10) Power To The People -- John Lennon: Upthread, I think I mentioned something about gladly listening to John Lennon farting? Yeah, this is kinda close. I'm all for power to the people! But if I had a hammer, I'd take it out of my hands and learn to work more lightly.
9) Cold Rock A Party -- MC Lyte: I have to admit, I feel a little like Michael Scott championing this fine sentiment. I don't mean to be racist or nothing, but there are certain phrases that white people can't lay claim to. And we shouldn't try. Seriously, when we dance, we look like we're hanging up laundry. I know. I've seen my video.
8) I Won't Last A Day Without You -- The Carpenters: I never realized the name of this song was so direct. I assumed it was "(There's No Getting Over That) Rainbow" or something more poetic. But that's the thing about soft rock. No one actually knows anything about it, except that it was always on and was pleasant enough that you could dig it while waiting for the dentist to drill your teeth. Do they have an app for root canals yet?
7) Edge of Seventeen (Just Like The White-Winged Dove) -- Stevie Nicks: OK, folks, what did YOU think Stevie was singing? I'm so lazy I just assumed she was singing "Like the lone ranger," but then it's not like I need to research facts or anything.
6) Going To A Go-Go -- The Miracles: Yes, I'm sure most of you remember this as the highlight to the Rolling Stones' fourth live album, Still Life, back when the group were still making a go-go of it in 1981. But you really do owe it to yourselves, folks, if you haven't already, to scrounge up the original versions of any song the Rolling Stones covered. If they liked them, you might like them, since you like them. Get it?

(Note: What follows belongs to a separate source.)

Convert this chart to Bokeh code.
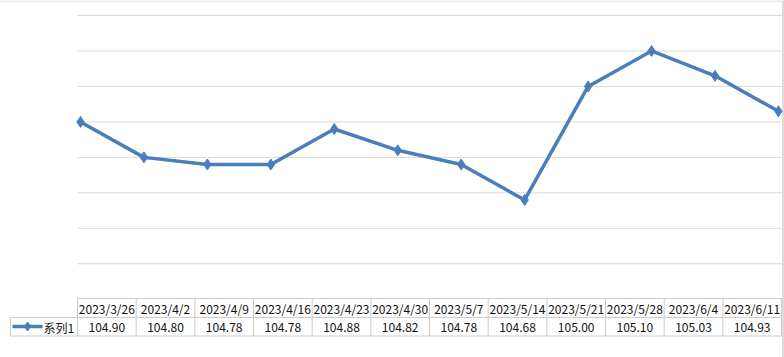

5) Electric Youth -- Debbie Gibson: Every kid in high school is a culture warrior. Some wage the good fight in favor of the silly, pre-fab pop music they love, while others wage the good fight against anything that reeks of non-serious, inauthentic artistry. Then there are others who sit on the fence and chuckle politely. Those are the 40-50 somethings who make obscene amounts of cash writing about the fads and the phenomenons. My professional opinion? Debbie Gibson was cute!
4) Good Girls Don't -- The Knack: Turns out the Knack had this one for years before they unleashed it on a public hungry for some suggestive material that sounded as clean and harmless as those pre-sex 1960s. These New Beatles were awesome!
3) Mockingbird -- Eminem: As someone who always wholly admired Em's hair, I can't say enough about Em and his obvious greatness. Is it poetry? It is if he says it is! Crap, I've met people who just want to see other people naked, so they call themselves photographers. Young girls like artists and making art! You learned it here!
2) Peg -- Steely Dan: We definitely met these guys in the last blog! Whatever I said then goes double now! I've always attributed their charm to Donald Fagen's oddly chosen orthodontic work. I mean, I think it's cool as hell, but I'm a guy. What do I know about picking pop stars for their looks? I picked these guys because punks hated them, so I figured anything that annoyed people that much must have something good about them. And they do! Find out for yourself! And see your dentist regularly!
1) Shapes of Things -- The Yardbirds: Realistically, the far-out quality of this tune is small potatoes to a younger generation weaned on computer-automated flash. That's just how it is. Fact is, to an untrained ear, this tune sounds pretty old and dated. And if you think we need to be training ears to hear old pop music, well, then, I have to wonder if you ever really enjoyed this music at all. I understand computers are fun. From a personal standpoint, I just wish they sounded better to my ears. Maybe I'm the one in need of training.